As you can see, there's no mention of the requestId here - all we have is a call to emailQueueService.addMessage(). This emailQueueService ColdFusion component is our aforementioned glue layer. It's the messy part of the application that binds the ColdFusion business logic to the Amazon SQS API. In the above template, it's responsible for outbound messages to the queue. And, as we'll see below, it's responsible for routing inbound messages to our EmailService component.

The two main methods of interest below are addMessage() and processMessage(). These two methods work with the requestId value as messages are being written to and then subsequently read from the Amazon SQS queue:

component
	output = false
	hint = "I provide methods for interacting with the email-queue - I GLUE the concept of the queue to larger application context."
	{

	/**
	* I initialize the email queue service with the given SQS client.
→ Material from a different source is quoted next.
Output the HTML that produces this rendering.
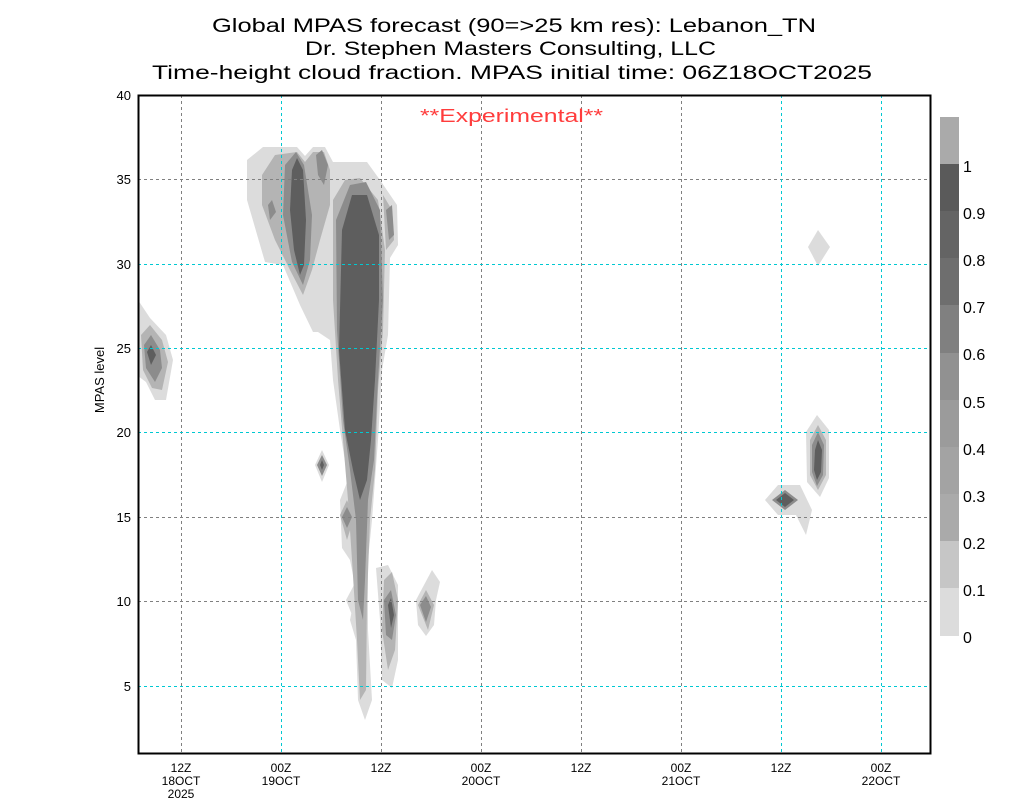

Note that the SQS
	* client is assumed to be created specifically for the email-queue in Amazon SQS.
	*/
	public void function init(
		required any sqsClient,
		required any requestMetadata,
		required any emailService
		) {

		variables.sqsClient = arguments.sqsClient;
		variables.requestMetadata = arguments.requestMetadata;
		variables.emailService = arguments.emailService;

	}

	// ---
	// PUBLIC METHODS.
	// ---

	/**
	* I create and persist a new message for processing the given transactional email.
	*/
	public void function addMessage(
		required string emailType,
		required struct emailData
		) {

		systemOutput( "Queuing transactional email", true );
		systemOutput( "> Request ID: [#application.requestMetadata.getRequestId()#]", true );

		// The QUEUE is DECOUPLING the incoming request from the subsequent processing.
		// However, the overall workflow is still inherently linked. In order to make
		// debugging this workflow easier, we're going to propagate the request tracing
		// ID as an ATTRIBUTE on the SQS queue message. This way, we can tie the message
		// processing to the message generation.
		sqsClient.sendMessage(
			serializeJson({
				emailType: emailType,
				emailData: emailData
			}),
			// Sending as an ATTRIBUTE, not as part of the core message. This is not a
			// critical distinction - I probably just wanted a reason to use the
			// attributes collection :D
			{
				requestId: requestMetadata.getRequestId()
			}
		);

	}


	/**
	* I delete the given message from the queue.
	*/
	public void function deleteMessage( required struct message ) {

		sqsClient.deleteMessage( message.receiptHandle );

	}


	/**
	* I process the given message, translating the message into an interaction with the
	* rest of the application logic. In this case, we're sending transactional emails.
	*/
	public void function processMessage( required struct message ) {

		var body = deserializeJson( message.body );
		var emailType = body.emailType;
		var emailData = body.emailData;

		// This service only knows how to GLUE the message queue to the rest of the
		// application, it doesn't know what goes on under the hood. As such, for each
		// message, we want to override the current request ID context so that lower-
		// level processing can carry on (and consume request metadata) as if it were
		// part of the original request. This will make the overall workflow easier to
		// debug in the future.
		systemOutput( "Overriding Request ID context: [#message.attributes.requestId#]", true );
		requestMetadata.setRequestId( message.attributes.requestId );

		switch ( emailType ) {
			case "invitation":
				emailService.sendInvitation( emailData.toEmail );
			break;
			default:
				systemOutput( "Unknown email type: [#emailType#]", true, true );
			break;
		}

	}


	/**
	* I look for new messages on the queue.
	* 
	* CAUTION: While this request will block-and-wait for new messages to arrive (if
	* waitTime argument is non-zero), it will do so only once. We are not putting the
	* onus of continual polling inside this component. Instead, we are placing that
	* responsibility in another area of the app (in this demo, a scheduled task).
	*/
	public void function processNewMessages(
		numeric maxNumberOfMessages = 3,
		numeric waitTime = 20,
		numeric visibilityTimeout = 10
		) {

		var messages = sqsClient.receiveMessages( argumentCollection = arguments );

		for ( var message in messages ) {

			// Since we are gathering more than one message at a time in this demo (in
			// order to reduce the dollars-and-cents cost of making API calls to Amazon
			// SQS), we want to wrap each message processing in a try-catch so that one
			// "poison pill" doesn't prevent the other messages from being processed.
			try {

				processMessage( message );

			} catch ( any error ) {

				systemOutput( "An email-queue message failed to process.", true, true );
				systemOutput( "> Request ID: [#requestMetadata.getRequestId()#]", true, true );
				systemOutput( message, true, true );
				systemOutput( error, true, true );

			}

			deleteMessage( message );

		}

	}

}

As I explained in my first post on writing messages to Amazon SQS in Lucee CFML, there's the message body, which is a String representation of your message. And then, there are the message attributes. These are key-value pairs that can be sent alongside the message in order to help with subsequent processing and routing decisions.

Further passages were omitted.